I still have a visceral reaction to just thinking about it. It's weird how powerful it is. Thanks for giving me a bit of room to rant. :D
(no subject)
14/1/13 12:34 (UTC)I have watched precisely one scene of Mad Men and loathed it. I understand that that's probably not unintentional on the part of the writers, but still it's not something I want to spend time on. It's a highly polished cockroach of a show. Eye-catching shine. Get the feck away from me.
Thank goodness you have less than a year to go until you are a free woman.
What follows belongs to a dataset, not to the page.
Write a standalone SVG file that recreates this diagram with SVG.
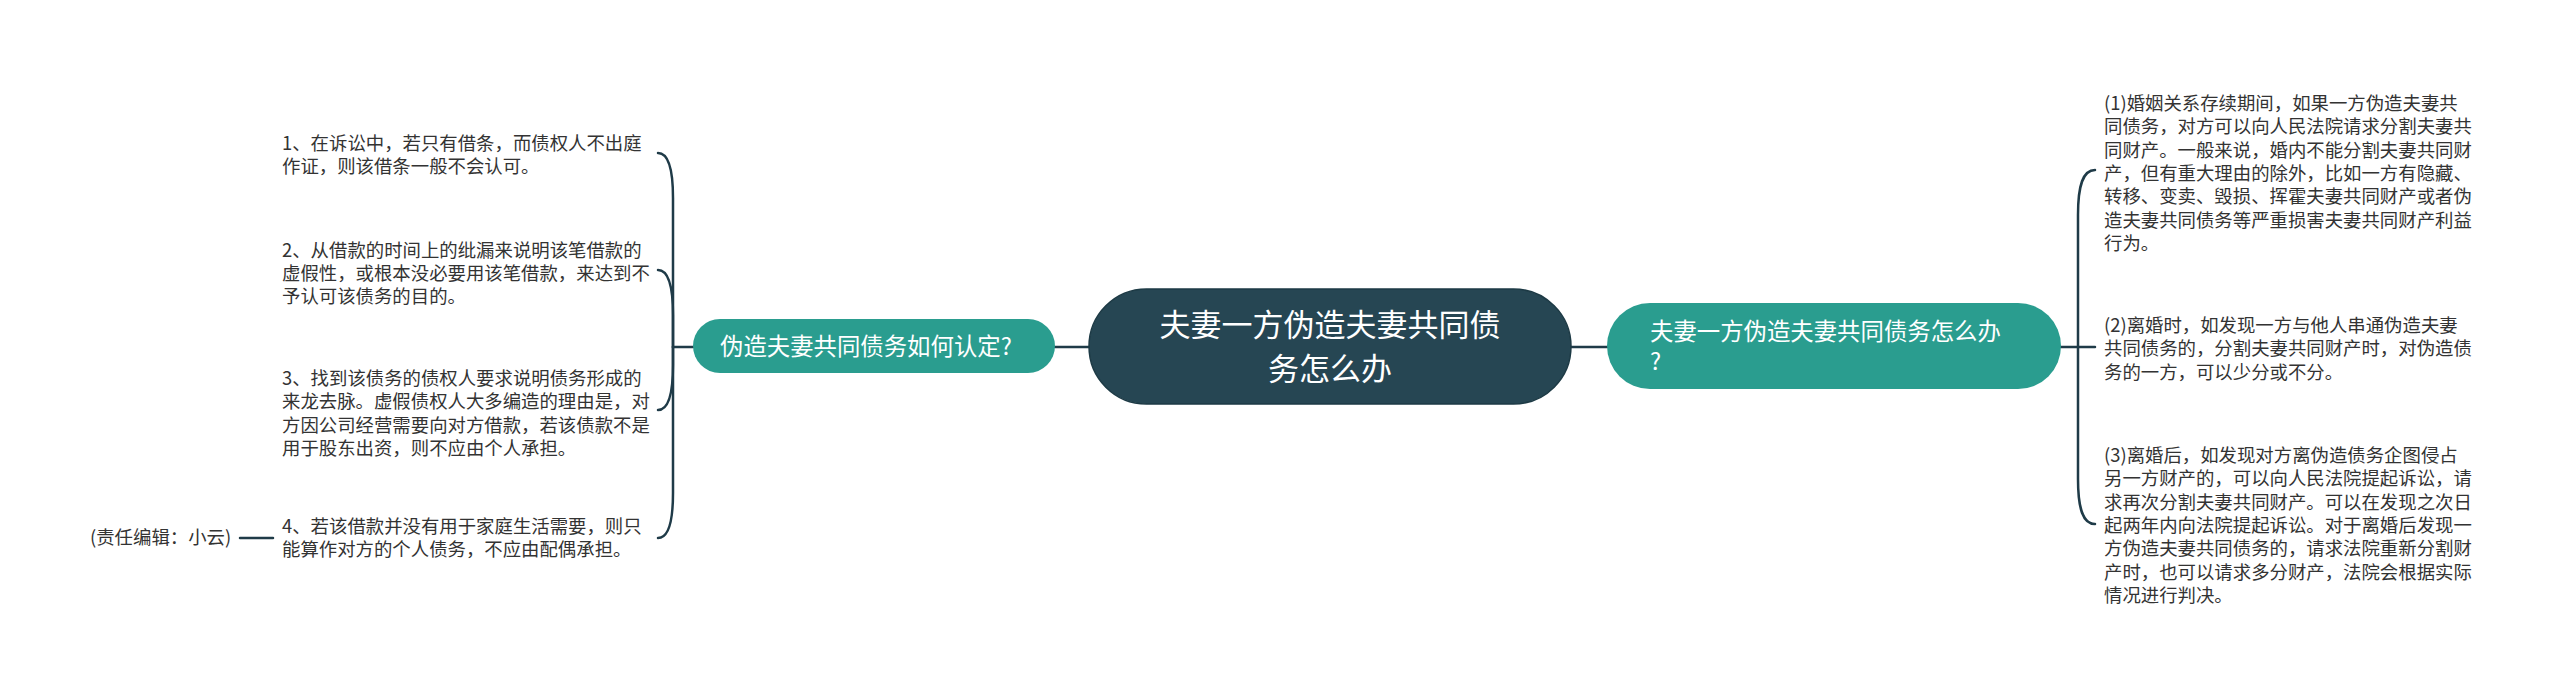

That is marvellous!
(no subject)
14/1/13 18:57 (UTC)"A highly polished cockroach of a show" is brilliant.
(no subject)
15/1/13 21:38 (UTC)2. Ego depletion has many causes, in my experience. And probably each has its own, specific cure.
3. Whee!
4. I didn't much like The Hour. Only watched the first episode but that whole period depresses me.
5. Nothing to say, other than I'm listening to Copenhagen in small chunks and being dazzled by human brains and human frailties. (And Bendy's voice is always a joy!)
(no subject)
15/1/13 23:40 (UTC)All that said, she's less than a mile away. It's not the same, but it's not as if she's left town, or even the neighborhood. And since there are only two of them left (oldest daughter in NYC, youngest in Boston, middle up the road in North Portland, leaving only my nephew), they've been able to find a very nice, well-kept-up apartment a little over halfway between my house and our mom's house.
2. I'd love to hear more of your thoughts on ego depletion. I haven't got it figured out yet. I learned the term more than a year ago, and it's taken me this long to admit that it's a real problem for me and not just me guiltily making excuses for non-performance.
4. The late 50s-early 60s period bugs the crap out of me, too. The Hour's portrayal of the period is only nominally accurate, what with a 28 year old beautiful single female news producer and all. I didn't fall for it in a fannish way, but I wasn't repelled as I was by Mad Men.
5. Copenhagen, you say? Bendy, you say? OMG! I just looked it up and I must get access to it.
And lo! To know is to have. Downloading a recording now. Eee! Going to listen on my way home in a couple of hours.
(no subject)
16/1/13 16:48 (UTC)2. Well, I'm taking the term for what it means to me. There are a lot of things that seem to drain me until I feel that I've got nothing left. Extensive, intensive work is one. Relationships (particularly ones where I feel I'm being Left Behind) another. Lack of sunlight. Demands with no returns.
5. Wasn't it WONDERFUL? And almost Joss-like in what it could teach about writing. (Not to mention the hot slash potential!)
(no subject)
16/1/13 19:41 (UTC)Unwanted and unexpected change seems to set off a whole chain of reactions, primitive and sophisticated: "Oh no! Change! No! Do Not Want! But must adapt. Must put a good face on things. Must see both sides." It's all valid and necessary, but it has a cost. It's a cost I tend to pay in currency like chocolate and large blocks of random internet-clicking time.